A few questions come to mind:
How does it behave with Jeff's synchronized seq scans patch?
I wonder if calling RelationGetNumberOfBlocks on every seq scan becomes
a performance issue for tiny tables with for example just 1 page. It
performs an lseek, which isn't free.
What happens if multiple backends choose overlapping sets of buffers to
recycle?
--
Heikki Linnakangas
EnterpriseDB http://www.enterprisedb.com
On Fri, 2007-03-09 at 20:08 +0000, Heikki Linnakangas wrote:
Simon Riggs wrote:
Patch to implement buffer cache recycling for scans, as being discussed
on pgsql-hackers.A few questions come to mind:
Good questions. I don't expect this will go through easily, so we need
to examine these thoughts thoroughly.
How does it behave with Jeff's synchronized seq scans patch?
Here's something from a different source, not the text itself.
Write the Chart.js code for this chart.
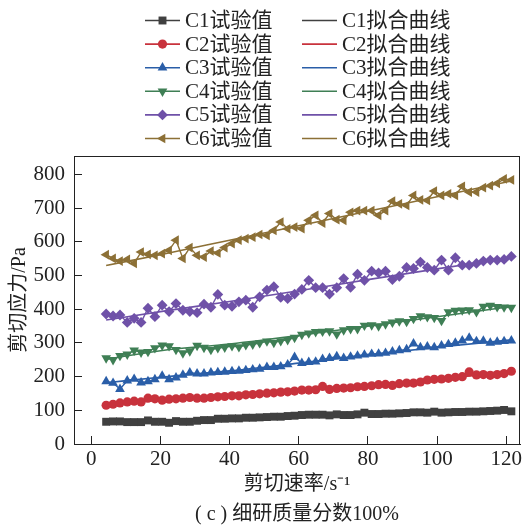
<!DOCTYPE html>
<html>
<head>
<meta charset="utf-8">
<script src="https://cdn.jsdelivr.net/npm/chart.js@4"></script>
<style>
    html, body { margin: 0; padding: 0; background: #fff; }
</style>
</head>
<body>
<canvas id="shearChart" width="528" height="530"></canvas>
<script>
// shear rate (s^-1) of each test point
const shearRate = [
    4.3, 6.3, 8.3, 10.4, 12.4, 14.4, 16.4, 18.4, 20.5, 22.5,
    24.5, 26.5, 28.5, 30.6, 32.6, 34.6, 36.6, 38.6, 40.7, 42.7,
    44.7, 46.7, 48.7, 50.8, 52.8, 54.8, 56.8, 58.8, 60.9, 62.9,
    64.9, 66.9, 68.9, 71.0, 73.0, 75.0, 77.0, 79.0, 81.1, 83.1,
    85.1, 87.1, 89.1, 91.2, 93.2, 95.2, 97.2, 99.2, 101.3, 103.3,
    105.3, 107.3, 109.3, 111.4, 113.4, 115.4, 117.4, 119.4, 121.5
];

// measured shear stress (Pa)
const c1Test = [
    66, 67, 67, 65, 65, 65, 70, 66, 66, 63,
    68, 66, 66, 69, 71, 71, 75, 75, 76, 76,
    78, 78, 79, 80, 81, 81, 83, 84, 86, 87,
    87, 87, 85, 88, 86, 86, 88, 93, 89, 89,
    90, 90, 91, 92, 94, 94, 93, 96, 93, 94,
    95, 95, 96, 96, 97, 98, 99, 101, 97
];
const c2Test = [
    115, 118, 122, 125, 127, 125, 136, 134, 130, 133,
    134, 136, 138, 136, 136, 138, 140, 141, 143, 143,
    146, 147, 149, 151, 152, 154, 155, 157, 160, 160,
    161, 171, 162, 165, 166, 167, 170, 171, 173, 176,
    177, 174, 179, 181, 181, 184, 190, 192, 193, 195,
    198, 200, 214, 205, 206, 204, 206, 209, 216
];
const c3Test = [
    186, 181, 163, 188, 193, 182, 186, 192, 202, 192,
    197, 205, 212, 209, 209, 212, 213, 214, 216, 217,
    219, 221, 223, 228, 228, 230, 236, 258, 240, 243,
    244, 252, 255, 260, 255, 259, 262, 265, 267, 268,
    270, 274, 278, 281, 298, 287, 289, 287, 292, 296,
    300, 307, 315, 305, 306, 300, 303, 305, 307
];
const c4Test = [
    255, 250, 262, 266, 278, 272, 274, 285, 293, 291,
    280, 270, 276, 292, 286, 280, 285, 287, 291, 288,
    294, 296, 300, 305, 301, 306, 309, 316, 325, 329,
    333, 334, 335, 326, 338, 342, 342, 352, 353, 350,
    356, 361, 365, 363, 372, 380, 377, 375, 366, 392,
    396, 397, 398, 392, 408, 411, 407, 406, 405
];
const c5Test = [
    386, 380, 383, 361, 373, 361, 403, 378, 412, 393,
    417, 397, 393, 390, 415, 406, 444, 412, 409, 422,
    427, 406, 437, 457, 467, 435, 432, 445, 459, 486,
    464, 464, 445, 464, 491, 465, 504, 486, 513, 508,
    513, 488, 498, 524, 521, 540, 524, 516, 546, 516,
    553, 531, 531, 536, 543, 546, 546, 548, 557
];
const c6Test = [
    562, 551, 543, 548, 536, 570, 563, 560, 565, 575,
    605, 551, 583, 560, 555, 573, 567, 583, 595, 605,
    610, 614, 622, 619, 634, 659, 639, 644, 639, 664,
    679, 656, 684, 666, 664, 688, 693, 693, 693, 679,
    693, 721, 713, 708, 738, 725, 723, 751, 738, 743,
    738, 765, 748, 748, 761, 767, 774, 787, 784
];

// fitted curves, read at a few shear rates
const fitRate = [4.3, 20, 40, 60, 80, 100, 121.5];
const c1Fit = [64, 70, 77, 84, 90, 95, 100];
const c2Fit = [116, 130, 144, 160, 176, 193, 213];
const c3Fit = [182, 198, 217, 240, 264, 287, 309];
const c4Fit = [252, 277, 297, 322, 350, 378, 408];
const c5Fit = [368, 393, 423, 455, 488, 520, 553];
const c6Fit = [530, 562, 605, 648, 691, 734, 781];

const xTicks = [0, 20, 40, 60, 80, 100, 120];
const yTicks = [0, 100, 200, 300, 400, 500, 600, 700, 800];

const names = ['C1', 'C2', 'C3', 'C4', 'C5', 'C6'];
const colors = ['#404040', '#c8323c', '#2a5ea8', '#3f7f55', '#6f51a8', '#8c7036'];
const markers = [
    { style: 'rect', radius: 5.6, rotation: 0 },
    { style: 'circle', radius: 4.6, rotation: 0 },
    { style: 'triangle', radius: 5.6, rotation: 0 },
    { style: 'triangle', radius: 5.6, rotation: 180 },
    { style: 'rectRot', radius: 5.4, rotation: 0 },
    { style: 'triangle', radius: 5.6, rotation: 270 },
];
const tests = [c1Test, c2Test, c3Test, c4Test, c5Test, c6Test];
const fits = [c1Fit, c2Fit, c3Fit, c4Fit, c5Fit, c6Fit];

const FONT = "'Liberation Serif', 'Noto Sans CJK SC', serif";

const toPoints = (xs, ys) => xs.map((x, i) => ({ x, y: ys[i] }));

const testSets = tests.map((ys, i) => ({
    label: names[i] + '试验值',
    data: toPoints(shearRate, ys),
    showLine: true,
    borderColor: colors[i],
    backgroundColor: colors[i],
    borderWidth: 1.4,
    pointStyle: markers[i].style,
    pointRadius: markers[i].radius,
    pointRotation: markers[i].rotation,
    pointBorderWidth: 0,
    pointHoverRadius: markers[i].radius,
}));

const fitSets = fits.map((ys, i) => ({
    label: names[i] + '拟合曲线',
    data: toPoints(fitRate, ys),
    showLine: true,
    borderColor: colors[i],
    backgroundColor: colors[i],
    borderWidth: 1.6,
    pointRadius: 0,
    pointHoverRadius: 0,
    cubicInterpolationMode: 'monotone',
}));

// two column legend above the plot: test values left, fitted curves right
const legendBlock = {
    id: 'legendBlock',
    afterDraw(chart) {
        const ctx = chart.ctx;
        ctx.save();
        ctx.font = '21px ' + FONT;
        ctx.textBaseline = 'middle';
        chart.data.datasets.forEach((ds, i) => {
            const col = i < 6 ? 0 : 1;
            const row = i % 6;
            const y = 20.5 + row * 23.6;
            const x0 = col === 0 ? 145 : 302;
            ctx.strokeStyle = ds.borderColor;
            ctx.fillStyle = ds.borderColor;
            ctx.lineWidth = 1.6;
            ctx.beginPath();
            ctx.moveTo(x0, y);
            ctx.lineTo(x0 + 35, y);
            ctx.stroke();
            if (ds.pointRadius > 0) {
                Chart.helpers.drawPoint(ctx, {
                    pointStyle: ds.pointStyle,
                    radius: ds.pointRadius,
                    rotation: ds.pointRotation,
                    borderWidth: 0,
                }, x0 + 17.5, y);
            }
            ctx.fillStyle = '#222';
            ctx.fillText(ds.label, x0 + 40, y + 1);
        });
        ctx.restore();
    }
};

// closed frame round the plot area
const plotFrame = {
    id: 'plotFrame',
    afterDatasetsDraw(chart) {
        const { ctx, chartArea: a } = chart;
        ctx.save();
        ctx.strokeStyle = '#222';
        ctx.lineWidth = 1;
        ctx.strokeRect(a.left + 0.5, a.top + 0.5, a.right - a.left - 1, a.bottom - a.top);
        ctx.restore();
    }
};

new Chart(document.getElementById('shearChart'), {
    type: 'scatter',
    data: { datasets: [...testSets, ...fitSets] },
    options: {
        responsive: false,
        animation: false,
        devicePixelRatio: 1,
        layout: { padding: { top: 156, right: 8, left: 0, bottom: 0 } },
        plugins: {
            legend: { display: false },
            tooltip: { enabled: false },
        },
        scales: {
            x: {
                type: 'linear',
                min: -5,
                max: 124,
                afterBuildTicks: (s) => { s.ticks = xTicks.map((v) => ({ value: v })); },
                afterFit: (s) => { s.height = 86; s.paddingLeft = 0; s.paddingRight = 0; },
                grid: { drawOnChartArea: false, tickLength: -8, color: '#222' },
                border: { color: '#222' },
                ticks: { color: '#222', padding: 11, maxRotation: 0, font: { family: FONT, size: 21 } },
                title: {
                    display: true,
                    text: ['剪切速率/s⁻¹', '( c ) 细研质量分数100%'],
                    color: '#222',
                    padding: 0,
                    font: { family: FONT, size: 20, lineHeight: 1.5 },
                },
            },
            y: {
                min: 0,
                max: 855,
                afterBuildTicks: (s) => { s.ticks = yTicks.map((v) => ({ value: v })); },
                afterFit: (s) => { s.width = 74; s.paddingTop = 0; s.paddingBottom = 0; },
                grid: { drawOnChartArea: false, tickLength: -8, color: '#222' },
                border: { color: '#222' },
                ticks: { color: '#222', padding: 17, font: { family: FONT, size: 21 } },
                title: {
                    display: true,
                    text: '剪切应力/Pa',
                    color: '#222',
                    padding: { top: 8, bottom: 0 },
                    font: { family: FONT, size: 20 },
                },
            },
        },
    },
    plugins: [legendBlock, plotFrame],
});
</script>
</body>
</html>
I've offered Jeff lots of support throughout that patch's development
and its a feature I'd like to see. The current synch scan patch relies
upon the cache spoiling effect to gain its benefit. I think that can be
tightened up, so that we can make both work.
Currently synch scans help DSS apps but not OLTP. This patch reduces the
negative effects of VACUUM on OLTP workloads, as well as helping DSS.
I wonder if calling RelationGetNumberOfBlocks on every seq scan becomes
a performance issue for tiny tables with for example just 1 page. It
performs an lseek, which isn't free.
Jeff's patch does this also, for similar reasons.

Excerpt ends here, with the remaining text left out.